#### 1. Create a Local Spark Session

In [1]:
#create a spark session
from pyspark.sql import SparkSession
spark = SparkSession.builder.master("local[*]").appName("kmeans-seed-dataset").getOrCreate()
spark

#### 2. Import libraries

In [2]:
#imports for ML pipeline and training
from pyspark.ml.feature import StandardScaler, VectorAssembler
from pyspark.ml import Pipeline
from pyspark.ml.clustering import KMeans
from pyspark.ml.evaluation import ClusteringEvaluator

#### 3. Import Seeds dataset from a .csv file
This dataset is from UCI Machine Learning Repository called: Seeds Dataset: Measurements of geometrical properties of kernels belonging to three different varieties of wheat. A soft X-ray technique and GRAINS package were used to construct all seven, real-valued attributes.
link: https://archive.ics.uci.edu/ml/datasets/seeds

The real data waas a .txt file with no columns names, I transform to a .csv data with columns names to import on Spark DataSet

In [3]:
#read dataset from csv file
dataset = spark.read.csv("seeds_dataset.csv",header=True,inferSchema=True)

In [4]:
dataset.head()

Row(A=15.26, P=14.84, C=0.871, LK=5.763, WK=3.312, A_Coef=2.221, LKG=5.22, target=0)
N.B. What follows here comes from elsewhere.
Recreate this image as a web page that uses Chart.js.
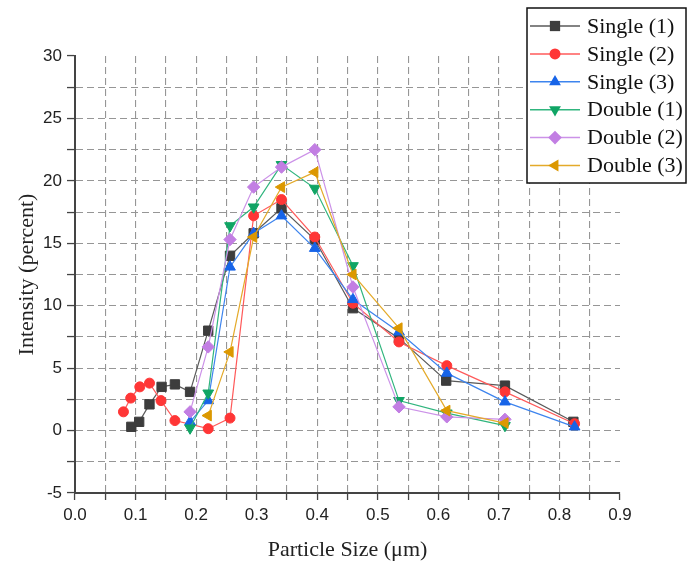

#### 4. Create a Data pre-processing Pipeline 
#####   4.1. Create a vector from all features columns
#####   4.2. Standardize data
#####   4.3. Pass this data to a KMeans object and create the Pipeline object


In [5]:
vec_assembler = VectorAssembler(inputCols = dataset.columns[:-1], outputCol='features')

scaler = StandardScaler(inputCol=vec_assembler.getOutputCol(), outputCol="scaledFeatures", withStd=True, withMean=False)

kmeans = KMeans(featuresCol=scaler.getOutputCol()).setK(2).setSeed(1)

pipeline = Pipeline(stages=[vec_assembler,scaler,kmeans])

#### 5. Fit and Evaluate the model

##### The ClusteringEvaluator use the Silhoute metric do evaluate the model
  
Silhouette analysis can be used to study the separation distance between the resulting clusters. The silhouette plot displays a measure of how close each point in one cluster is to points in the neighboring clusters and thus provides a way to assess parameters like number of clusters visually. This measure has a range of [-1, 1].

Silhouette coefficients (as these values are referred to as) near +1 indicate that the sample is far away from the neighboring clusters. A value of 0 indicates that the sample is on or very close to the decision boundary between two neighboring clusters and negative values indicate that those samples might have been assigned to the wrong cluster. ref: https://en.wikipedia.org/wiki/Silhouette_(clustering)

Peter J. Rousseeuw (1987). "Silhouettes: a Graphical Aid to the Interpretation and Validation of Cluster Analysis". Computational and Applied Mathematics. 20: 53–65. doi:10.1016/0377-0427(87)90125-7.

In [6]:
model = pipeline.fit(dataset)
predictions = model.transform(dataset)

evaluator = ClusteringEvaluator()

silhouette = evaluator.evaluate(predictions)
print("Silhouette with squared euclidean distance = " + str(silhouette))

Silhouette with squared euclidean distance = 0.7098457795960431


##### 6. Get the cluster centroids

In [8]:
centers = model.stages[2].clusterCenters()
print("Cluster Centers: ")
for center in centers:
    print(center)

Cluster Centers: 
[ 6.2407035  12.29350122 37.40324608 13.82968554  9.69123508  2.31478858
 12.15051313]
[ 4.44396468 10.48536862 36.54671035 12.05177027  8.0111241   2.5455929
 10.33965102]